━━ TASK DATA

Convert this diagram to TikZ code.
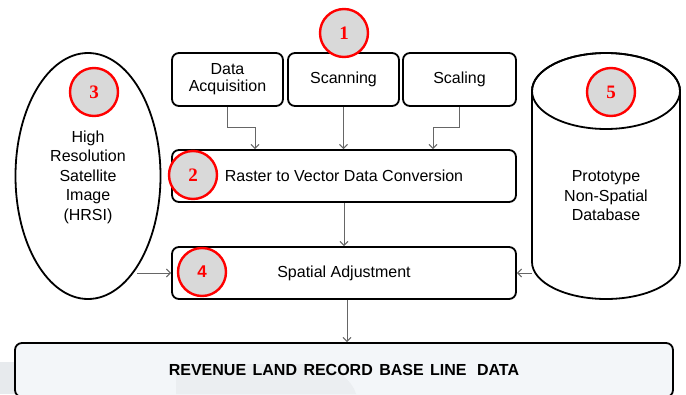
\documentclass[tikz,border=0pt]{standalone}
\usepackage{fontspec}
\setmainfont{Liberation Sans}
\newfontfamily\numserif{Liberation Serif}
\usetikzlibrary{arrows.meta,shapes.geometric}

\definecolor{boxfill}{HTML}{F3F6F9}
\definecolor{numfill}{HTML}{D9D9D9}
\definecolor{linkgray}{HTML}{666666}
\definecolor{markgray}{HTML}{E7EAED}

\tikzset{
  stepbox/.style={draw=black, line width=1.8pt, rounded corners=7pt, fill=white,
    inner sep=0pt, align=center, font=\fontsize{16}{17}\selectfont},
  arr/.style={draw=linkgray, line width=1pt, -{Straight Barb[length=4pt,width=8pt]}},
  numc/.style={circle, draw=red, line width=2.4pt, fill=numfill, minimum size=48pt,
    inner sep=0pt, text=red, font=\numserif\bfseries\fontsize{19}{19}\selectfont},
  bodytext/.style={align=center, font=\fontsize{16}{19.5}\selectfont}
}

\begin{document}
\begin{tikzpicture}[x=1pt, y=-1pt]
\useasboundingbox (0,0) rectangle (686,394);
\clip (0,0) rectangle (686,394);
\fill[white] (0,0) rectangle (686,394);

% faint background marks
\fill[markgray] (0,362) rectangle (133,394);

% final output box
\node[stepbox, fill=boxfill, minimum width=658pt, minimum height=54pt] (base) at (344,370) {};
\fill[markgray!70!boxfill] (176,364) -- (300,364) .. controls (335,364) and (352,380) .. (356,394) -- (176,394) -- cycle;
\node[font=\bfseries\fontsize{16}{16}\selectfont] (basetxt) at (base.center)
  {REVENUE\hspace{2pt} LAND\hspace{2pt} RECORD\hspace{2pt} BASE\hspace{2pt} LINE\hspace{6pt} DATA};

% input steps
\node[stepbox, minimum width=111pt, minimum height=53pt] (acq) at (227.5,79.5) {Data\\Acquisition};
\node[stepbox, minimum width=111pt, minimum height=53pt] (scan) at (343.5,79.5) {Scanning};
\node[stepbox, minimum width=113pt, minimum height=53pt] (scal) at (459.5,79.5) {Scaling};

% processing steps
\node[stepbox, minimum width=344pt, minimum height=52pt] (raster) at (344,176) {Raster to Vector Data Conversion};
\node[stepbox, minimum width=344pt, minimum height=52pt] (spatial) at (344,273) {Spatial Adjustment};

% satellite image source
\node[ellipse, draw=black, line width=1.8pt, fill=white, minimum width=145pt, minimum height=246pt,
  inner sep=0pt] (hrsi) at (88,176) {};
\node[bodytext] (hrsitxt) at (88,177) {High\\Resolution\\Satellite\\Image\\(HRSI)};

% database cylinder (y axis points down, so arcs run through 90 = below, -90 = above)
\filldraw[fill=white, draw=black, line width=1.8pt]
  (532,91) -- (532,262) arc[start angle=180, end angle=0, x radius=74, y radius=37]
  -- (680,91) arc[start angle=0, end angle=-180, x radius=74, y radius=38] -- cycle;
\draw[black, line width=1.8pt] (606,91) ellipse[x radius=74, y radius=38];
\node[minimum width=148pt, minimum height=246pt, inner sep=0pt] (db) at (606,176) {};
\node[bodytext] (dbtxt) at (606,196) {Prototype\\Non-Spatial\\Database};

% connectors
\draw[arr] (acq.south) -- ++(0,21) -| ([xshift=-89pt]raster.north);
\draw[arr] (scan.south) -- (scan.south |- raster.north);
\draw[arr] (scal.south) -- ++(0,21) -| ([xshift=89pt]raster.north);
\draw[arr] (raster.south) -- (spatial.north);
\draw[arr] ([xshift=3pt]spatial.south) -- ([xshift=3pt]spatial.south |- base.north);
\draw[arr] (spatial.west -| hrsi.-62) -- (spatial.west);
\draw[arr] (spatial.east -| db.west) -- (spatial.east);

% step numbers
\node[numc] (n1) at (344,33) {1};
\node[numc] (n2) at (193,175) {2};
\node[numc] (n3) at (94,92) {3};
\node[numc, font=\bfseries\fontsize{17}{17}\selectfont] (n4) at (202,272) {4};
\node[numc] (n5) at (611,92) {5};
\end{tikzpicture}
\end{document}
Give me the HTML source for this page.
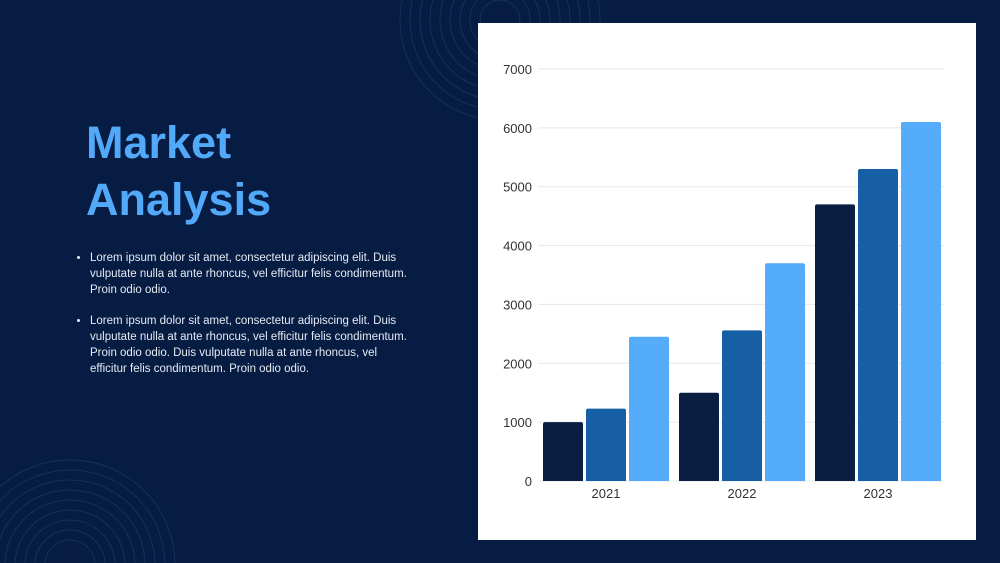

━━━━

• **PROMPT**: Transcribe all the records above word for word, without their images.

• **RIGHT ANSWER**:
Convert this diagram to TikZ code.
\documentclass[tikz,border=0pt]{standalone}
\usepackage{fontspec}
\setmainfont{Liberation Sans}
\newfontfamily\numserif{Liberation Serif}
\usetikzlibrary{arrows.meta,shapes.geometric}

\definecolor{boxfill}{HTML}{F3F6F9}
\definecolor{numfill}{HTML}{D9D9D9}
\definecolor{linkgray}{HTML}{666666}
\definecolor{markgray}{HTML}{E7EAED}

\tikzset{
  stepbox/.style={draw=black, line width=1.8pt, rounded corners=7pt, fill=white,
    inner sep=0pt, align=center, font=\fontsize{16}{17}\selectfont},
  arr/.style={draw=linkgray, line width=1pt, -{Straight Barb[length=4pt,width=8pt]}},
  numc/.style={circle, draw=red, line width=2.4pt, fill=numfill, minimum size=48pt,
    inner sep=0pt, text=red, font=\numserif\bfseries\fontsize{19}{19}\selectfont},
  bodytext/.style={align=center, font=\fontsize{16}{19.5}\selectfont}
}

\begin{document}
\begin{tikzpicture}[x=1pt, y=-1pt]
\useasboundingbox (0,0) rectangle (686,394);
\clip (0,0) rectangle (686,394);
\fill[white] (0,0) rectangle (686,394);

% faint background marks
\fill[markgray] (0,362) rectangle (133,394);

% final output box
\node[stepbox, fill=boxfill, minimum width=658pt, minimum height=54pt] (base) at (344,370) {};
\fill[markgray!70!boxfill] (176,364) -- (300,364) .. controls (335,364) and (352,380) .. (356,394) -- (176,394) -- cycle;
\node[font=\bfseries\fontsize{16}{16}\selectfont] (basetxt) at (base.center)
  {REVENUE\hspace{2pt} LAND\hspace{2pt} RECORD\hspace{2pt} BASE\hspace{2pt} LINE\hspace{6pt} DATA};

% input steps
\node[stepbox, minimum width=111pt, minimum height=53pt] (acq) at (227.5,79.5) {Data\\Acquisition};
\node[stepbox, minimum width=111pt, minimum height=53pt] (scan) at (343.5,79.5) {Scanning};
\node[stepbox, minimum width=113pt, minimum height=53pt] (scal) at (459.5,79.5) {Scaling};

% processing steps
\node[stepbox, minimum width=344pt, minimum height=52pt] (raster) at (344,176) {Raster to Vector Data Conversion};
\node[stepbox, minimum width=344pt, minimum height=52pt] (spatial) at (344,273) {Spatial Adjustment};

% satellite image source
\node[ellipse, draw=black, line width=1.8pt, fill=white, minimum width=145pt, minimum height=246pt,
  inner sep=0pt] (hrsi) at (88,176) {};
\node[bodytext] (hrsitxt) at (88,177) {High\\Resolution\\Satellite\\Image\\(HRSI)};

% database cylinder (y axis points down, so arcs run through 90 = below, -90 = above)
\filldraw[fill=white, draw=black, line width=1.8pt]
  (532,91) -- (532,262) arc[start angle=180, end angle=0, x radius=74, y radius=37]
  -- (680,91) arc[start angle=0, end angle=-180, x radius=74, y radius=38] -- cycle;
\draw[black, line width=1.8pt] (606,91) ellipse[x radius=74, y radius=38];
\node[minimum width=148pt, minimum height=246pt, inner sep=0pt] (db) at (606,176) {};
\node[bodytext] (dbtxt) at (606,196) {Prototype\\Non-Spatial\\Database};

% connectors
\draw[arr] (acq.south) -- ++(0,21) -| ([xshift=-89pt]raster.north);
\draw[arr] (scan.south) -- (scan.south |- raster.north);
\draw[arr] (scal.south) -- ++(0,21) -| ([xshift=89pt]raster.north);
\draw[arr] (raster.south) -- (spatial.north);
\draw[arr] ([xshift=3pt]spatial.south) -- ([xshift=3pt]spatial.south |- base.north);
\draw[arr] (spatial.west -| hrsi.-62) -- (spatial.west);
\draw[arr] (spatial.east -| db.west) -- (spatial.east);

% step numbers
\node[numc] (n1) at (344,33) {1};
\node[numc] (n2) at (193,175) {2};
\node[numc] (n3) at (94,92) {3};
\node[numc, font=\bfseries\fontsize{17}{17}\selectfont] (n4) at (202,272) {4};
\node[numc] (n5) at (611,92) {5};
\end{tikzpicture}
\end{document}
Give me the HTML source for this page.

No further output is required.